What needs to be done:
Skip pictures in the listing below; copy exactly the lines from the one with "Recreate this image as a Python" through the one with "FRAME_L, FRAME_R, FRAME_T, FRAME_B", inclusive.

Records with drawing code
- - -

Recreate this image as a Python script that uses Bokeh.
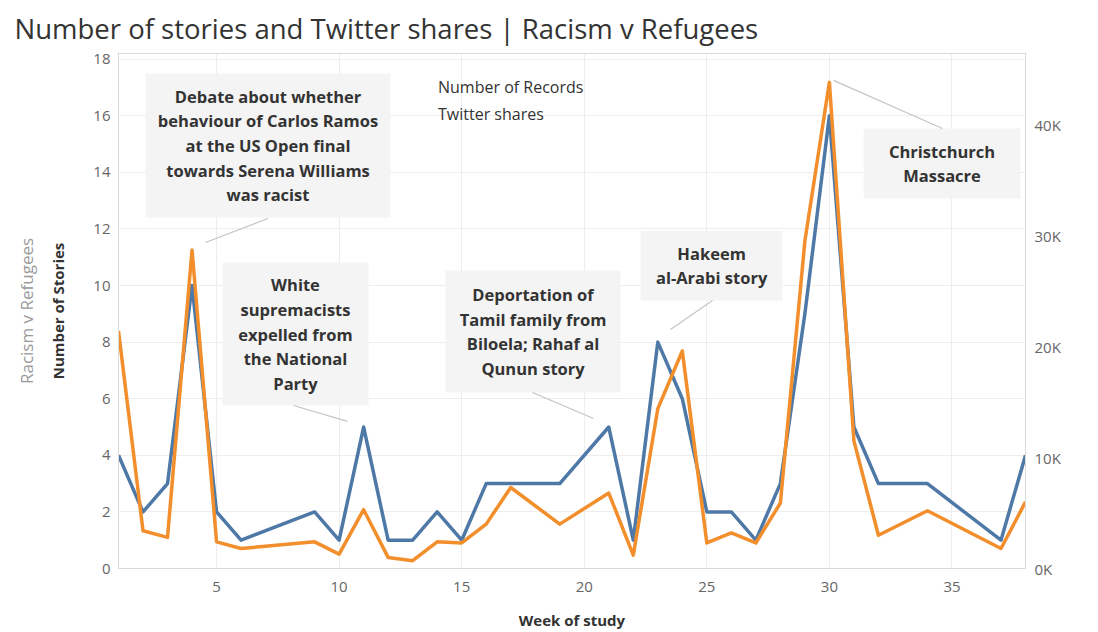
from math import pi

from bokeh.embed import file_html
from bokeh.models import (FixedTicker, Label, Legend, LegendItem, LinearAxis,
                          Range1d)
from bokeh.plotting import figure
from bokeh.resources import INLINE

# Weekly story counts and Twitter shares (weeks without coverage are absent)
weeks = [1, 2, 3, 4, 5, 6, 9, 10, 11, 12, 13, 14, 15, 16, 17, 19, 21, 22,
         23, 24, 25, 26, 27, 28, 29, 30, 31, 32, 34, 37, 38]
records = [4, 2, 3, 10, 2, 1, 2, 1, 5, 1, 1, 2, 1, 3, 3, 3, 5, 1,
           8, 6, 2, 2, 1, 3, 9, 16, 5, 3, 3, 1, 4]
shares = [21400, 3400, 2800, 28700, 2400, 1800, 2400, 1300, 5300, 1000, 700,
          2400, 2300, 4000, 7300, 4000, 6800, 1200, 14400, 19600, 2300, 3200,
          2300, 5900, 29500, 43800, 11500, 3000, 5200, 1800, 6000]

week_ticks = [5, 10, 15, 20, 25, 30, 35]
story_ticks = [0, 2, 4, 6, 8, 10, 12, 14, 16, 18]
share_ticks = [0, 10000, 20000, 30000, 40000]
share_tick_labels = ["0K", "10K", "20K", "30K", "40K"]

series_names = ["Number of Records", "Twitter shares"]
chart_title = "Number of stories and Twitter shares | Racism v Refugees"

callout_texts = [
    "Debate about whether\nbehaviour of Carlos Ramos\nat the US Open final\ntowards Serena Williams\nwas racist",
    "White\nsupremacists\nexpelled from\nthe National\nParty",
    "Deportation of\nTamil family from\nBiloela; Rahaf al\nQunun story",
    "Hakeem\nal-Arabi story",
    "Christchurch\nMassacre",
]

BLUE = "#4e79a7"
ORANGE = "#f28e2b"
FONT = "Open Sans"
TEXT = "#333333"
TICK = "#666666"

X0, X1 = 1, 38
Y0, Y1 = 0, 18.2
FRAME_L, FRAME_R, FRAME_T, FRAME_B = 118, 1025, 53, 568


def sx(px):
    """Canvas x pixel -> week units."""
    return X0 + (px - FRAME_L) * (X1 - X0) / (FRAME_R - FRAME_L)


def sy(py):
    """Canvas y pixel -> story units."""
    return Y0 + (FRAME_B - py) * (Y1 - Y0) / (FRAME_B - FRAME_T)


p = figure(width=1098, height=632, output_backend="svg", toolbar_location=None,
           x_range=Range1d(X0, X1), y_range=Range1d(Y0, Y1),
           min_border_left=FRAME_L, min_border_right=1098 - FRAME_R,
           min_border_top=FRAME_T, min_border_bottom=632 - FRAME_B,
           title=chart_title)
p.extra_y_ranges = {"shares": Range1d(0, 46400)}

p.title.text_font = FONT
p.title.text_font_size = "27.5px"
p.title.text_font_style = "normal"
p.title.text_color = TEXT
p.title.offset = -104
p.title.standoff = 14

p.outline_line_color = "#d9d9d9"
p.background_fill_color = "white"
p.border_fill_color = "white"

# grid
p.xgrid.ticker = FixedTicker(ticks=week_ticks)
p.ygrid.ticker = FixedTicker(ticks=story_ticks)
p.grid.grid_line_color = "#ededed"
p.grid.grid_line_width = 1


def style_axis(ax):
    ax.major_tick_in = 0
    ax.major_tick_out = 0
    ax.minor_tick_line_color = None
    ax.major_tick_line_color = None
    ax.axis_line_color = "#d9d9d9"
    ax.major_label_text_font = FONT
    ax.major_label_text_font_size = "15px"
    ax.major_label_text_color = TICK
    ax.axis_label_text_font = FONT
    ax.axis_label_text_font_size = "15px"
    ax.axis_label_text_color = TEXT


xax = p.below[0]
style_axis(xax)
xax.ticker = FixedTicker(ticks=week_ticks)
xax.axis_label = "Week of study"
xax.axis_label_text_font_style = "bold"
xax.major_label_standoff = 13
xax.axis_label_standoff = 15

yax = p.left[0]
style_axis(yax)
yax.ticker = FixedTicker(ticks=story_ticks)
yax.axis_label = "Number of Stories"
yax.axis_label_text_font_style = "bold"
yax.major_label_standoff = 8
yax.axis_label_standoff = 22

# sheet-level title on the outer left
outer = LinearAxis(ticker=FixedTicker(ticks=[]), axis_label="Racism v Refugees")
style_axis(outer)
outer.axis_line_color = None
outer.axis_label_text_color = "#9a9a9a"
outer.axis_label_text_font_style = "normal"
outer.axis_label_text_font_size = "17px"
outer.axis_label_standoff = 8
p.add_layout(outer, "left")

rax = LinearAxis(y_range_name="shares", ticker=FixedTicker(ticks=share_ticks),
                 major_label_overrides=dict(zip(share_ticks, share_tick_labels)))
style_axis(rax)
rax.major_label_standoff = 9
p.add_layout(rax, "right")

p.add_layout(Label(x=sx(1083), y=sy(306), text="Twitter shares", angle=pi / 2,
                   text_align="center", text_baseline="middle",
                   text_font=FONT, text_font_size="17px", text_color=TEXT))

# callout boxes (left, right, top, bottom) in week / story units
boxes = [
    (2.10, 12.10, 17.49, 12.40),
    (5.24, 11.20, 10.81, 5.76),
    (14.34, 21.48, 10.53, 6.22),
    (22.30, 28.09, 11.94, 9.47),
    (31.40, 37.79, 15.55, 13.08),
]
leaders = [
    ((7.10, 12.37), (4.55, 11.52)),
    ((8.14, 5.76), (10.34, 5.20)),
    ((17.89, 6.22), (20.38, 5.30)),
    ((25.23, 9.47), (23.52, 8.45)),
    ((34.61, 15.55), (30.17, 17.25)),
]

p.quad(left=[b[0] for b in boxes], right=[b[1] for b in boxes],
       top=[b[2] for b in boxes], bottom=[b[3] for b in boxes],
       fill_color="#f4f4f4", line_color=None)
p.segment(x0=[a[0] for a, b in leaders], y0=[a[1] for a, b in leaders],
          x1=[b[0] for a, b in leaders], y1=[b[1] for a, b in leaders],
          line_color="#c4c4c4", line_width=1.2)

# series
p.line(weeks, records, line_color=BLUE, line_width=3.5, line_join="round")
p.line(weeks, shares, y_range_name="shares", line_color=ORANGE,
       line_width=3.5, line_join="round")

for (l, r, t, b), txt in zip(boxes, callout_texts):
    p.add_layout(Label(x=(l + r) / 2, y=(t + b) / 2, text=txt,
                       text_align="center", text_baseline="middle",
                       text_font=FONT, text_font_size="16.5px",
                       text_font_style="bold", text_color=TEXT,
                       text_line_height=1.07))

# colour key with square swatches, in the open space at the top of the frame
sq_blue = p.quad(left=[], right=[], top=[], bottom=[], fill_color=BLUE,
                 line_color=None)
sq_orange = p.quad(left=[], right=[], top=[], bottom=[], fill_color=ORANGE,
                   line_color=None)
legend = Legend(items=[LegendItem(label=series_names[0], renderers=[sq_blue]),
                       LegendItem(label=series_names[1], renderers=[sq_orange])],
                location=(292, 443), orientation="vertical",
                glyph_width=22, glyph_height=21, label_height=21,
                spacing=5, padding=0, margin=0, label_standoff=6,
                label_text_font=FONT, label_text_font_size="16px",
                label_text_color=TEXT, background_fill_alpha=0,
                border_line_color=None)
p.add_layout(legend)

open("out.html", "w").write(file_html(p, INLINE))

- - -

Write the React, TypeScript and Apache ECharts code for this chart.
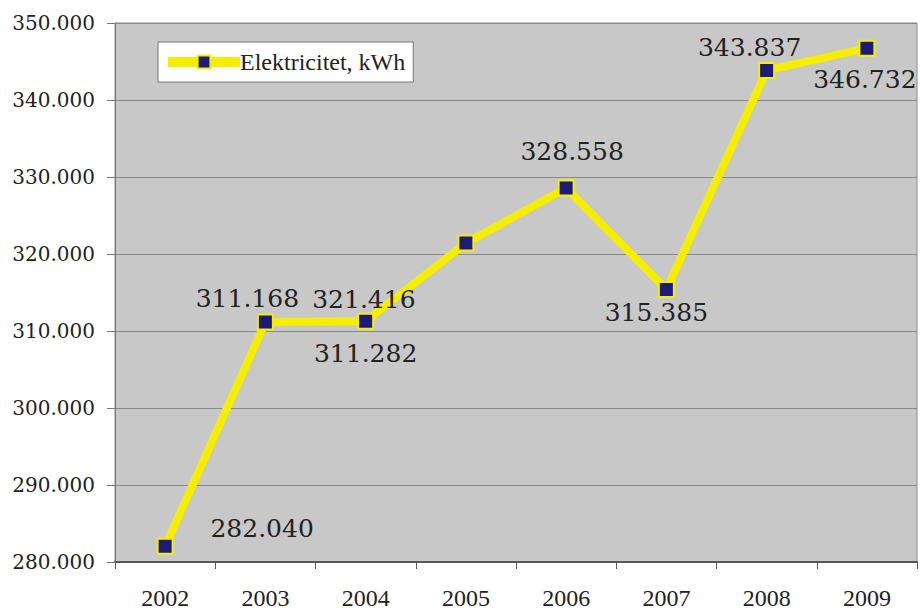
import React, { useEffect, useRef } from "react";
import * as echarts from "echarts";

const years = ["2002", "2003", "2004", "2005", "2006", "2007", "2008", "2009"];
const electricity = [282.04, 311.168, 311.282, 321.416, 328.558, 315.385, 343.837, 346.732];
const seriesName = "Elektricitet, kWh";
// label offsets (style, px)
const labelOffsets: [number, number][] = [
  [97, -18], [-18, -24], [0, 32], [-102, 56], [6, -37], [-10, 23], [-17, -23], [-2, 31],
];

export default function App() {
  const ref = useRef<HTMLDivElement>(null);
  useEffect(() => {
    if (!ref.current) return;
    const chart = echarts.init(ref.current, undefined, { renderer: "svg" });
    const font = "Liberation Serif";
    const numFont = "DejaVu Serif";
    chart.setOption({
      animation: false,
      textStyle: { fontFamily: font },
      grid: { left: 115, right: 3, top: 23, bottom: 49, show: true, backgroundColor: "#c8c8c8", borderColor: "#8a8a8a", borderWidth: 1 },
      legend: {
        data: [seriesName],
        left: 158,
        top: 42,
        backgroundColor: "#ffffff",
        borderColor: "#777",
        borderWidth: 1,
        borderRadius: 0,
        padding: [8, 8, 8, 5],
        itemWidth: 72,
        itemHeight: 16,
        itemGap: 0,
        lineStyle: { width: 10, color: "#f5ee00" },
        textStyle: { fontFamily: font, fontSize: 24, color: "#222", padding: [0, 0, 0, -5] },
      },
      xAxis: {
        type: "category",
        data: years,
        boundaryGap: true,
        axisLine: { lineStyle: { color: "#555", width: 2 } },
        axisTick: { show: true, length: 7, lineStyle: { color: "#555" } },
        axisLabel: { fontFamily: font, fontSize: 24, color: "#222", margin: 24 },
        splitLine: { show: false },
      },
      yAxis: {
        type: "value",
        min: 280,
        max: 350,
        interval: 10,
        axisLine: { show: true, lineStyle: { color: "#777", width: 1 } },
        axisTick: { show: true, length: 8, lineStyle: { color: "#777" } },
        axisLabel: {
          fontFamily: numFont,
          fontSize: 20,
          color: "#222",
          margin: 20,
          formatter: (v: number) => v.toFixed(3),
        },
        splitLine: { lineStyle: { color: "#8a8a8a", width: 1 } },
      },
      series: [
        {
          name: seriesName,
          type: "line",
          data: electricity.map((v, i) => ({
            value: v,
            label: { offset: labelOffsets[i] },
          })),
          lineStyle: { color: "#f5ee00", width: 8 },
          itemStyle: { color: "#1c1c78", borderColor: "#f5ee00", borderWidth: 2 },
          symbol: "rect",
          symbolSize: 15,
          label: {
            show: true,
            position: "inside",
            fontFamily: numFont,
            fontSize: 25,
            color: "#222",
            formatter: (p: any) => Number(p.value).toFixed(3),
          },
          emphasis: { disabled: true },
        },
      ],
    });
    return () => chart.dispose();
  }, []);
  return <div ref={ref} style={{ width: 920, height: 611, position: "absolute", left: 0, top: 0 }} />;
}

- - -

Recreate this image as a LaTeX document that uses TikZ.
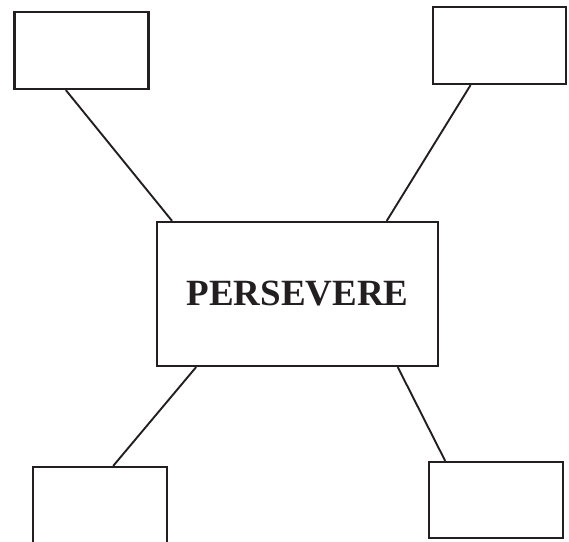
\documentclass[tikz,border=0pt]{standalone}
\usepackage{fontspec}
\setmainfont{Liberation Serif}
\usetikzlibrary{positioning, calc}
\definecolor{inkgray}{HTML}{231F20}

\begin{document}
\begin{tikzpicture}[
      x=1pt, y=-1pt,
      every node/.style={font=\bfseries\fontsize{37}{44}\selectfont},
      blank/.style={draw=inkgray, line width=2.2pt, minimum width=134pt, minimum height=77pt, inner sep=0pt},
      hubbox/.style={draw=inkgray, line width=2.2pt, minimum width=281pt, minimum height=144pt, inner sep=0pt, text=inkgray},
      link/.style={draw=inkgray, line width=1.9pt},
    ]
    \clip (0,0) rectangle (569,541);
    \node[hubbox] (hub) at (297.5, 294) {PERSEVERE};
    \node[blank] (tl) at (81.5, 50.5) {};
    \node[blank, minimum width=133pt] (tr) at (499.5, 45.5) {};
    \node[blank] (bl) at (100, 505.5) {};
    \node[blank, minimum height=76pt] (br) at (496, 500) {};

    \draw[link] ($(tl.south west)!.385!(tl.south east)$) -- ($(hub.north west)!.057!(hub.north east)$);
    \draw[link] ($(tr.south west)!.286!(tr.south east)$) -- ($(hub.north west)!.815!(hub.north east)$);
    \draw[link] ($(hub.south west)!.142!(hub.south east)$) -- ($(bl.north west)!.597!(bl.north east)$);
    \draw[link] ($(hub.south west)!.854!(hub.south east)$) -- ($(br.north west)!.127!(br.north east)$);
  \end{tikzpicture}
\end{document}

- - -

Solution to the exercise:
Recreate this image as a Python script that uses Bokeh.
from math import pi

from bokeh.embed import file_html
from bokeh.models import (FixedTicker, Label, Legend, LegendItem, LinearAxis,
                          Range1d)
from bokeh.plotting import figure
from bokeh.resources import INLINE

# Weekly story counts and Twitter shares (weeks without coverage are absent)
weeks = [1, 2, 3, 4, 5, 6, 9, 10, 11, 12, 13, 14, 15, 16, 17, 19, 21, 22,
         23, 24, 25, 26, 27, 28, 29, 30, 31, 32, 34, 37, 38]
records = [4, 2, 3, 10, 2, 1, 2, 1, 5, 1, 1, 2, 1, 3, 3, 3, 5, 1,
           8, 6, 2, 2, 1, 3, 9, 16, 5, 3, 3, 1, 4]
shares = [21400, 3400, 2800, 28700, 2400, 1800, 2400, 1300, 5300, 1000, 700,
          2400, 2300, 4000, 7300, 4000, 6800, 1200, 14400, 19600, 2300, 3200,
          2300, 5900, 29500, 43800, 11500, 3000, 5200, 1800, 6000]

week_ticks = [5, 10, 15, 20, 25, 30, 35]
story_ticks = [0, 2, 4, 6, 8, 10, 12, 14, 16, 18]
share_ticks = [0, 10000, 20000, 30000, 40000]
share_tick_labels = ["0K", "10K", "20K", "30K", "40K"]

series_names = ["Number of Records", "Twitter shares"]
chart_title = "Number of stories and Twitter shares | Racism v Refugees"

callout_texts = [
    "Debate about whether\nbehaviour of Carlos Ramos\nat the US Open final\ntowards Serena Williams\nwas racist",
    "White\nsupremacists\nexpelled from\nthe National\nParty",
    "Deportation of\nTamil family from\nBiloela; Rahaf al\nQunun story",
    "Hakeem\nal-Arabi story",
    "Christchurch\nMassacre",
]

BLUE = "#4e79a7"
ORANGE = "#f28e2b"
FONT = "Open Sans"
TEXT = "#333333"
TICK = "#666666"

X0, X1 = 1, 38
Y0, Y1 = 0, 18.2
FRAME_L, FRAME_R, FRAME_T, FRAME_B = 118, 1025, 53, 568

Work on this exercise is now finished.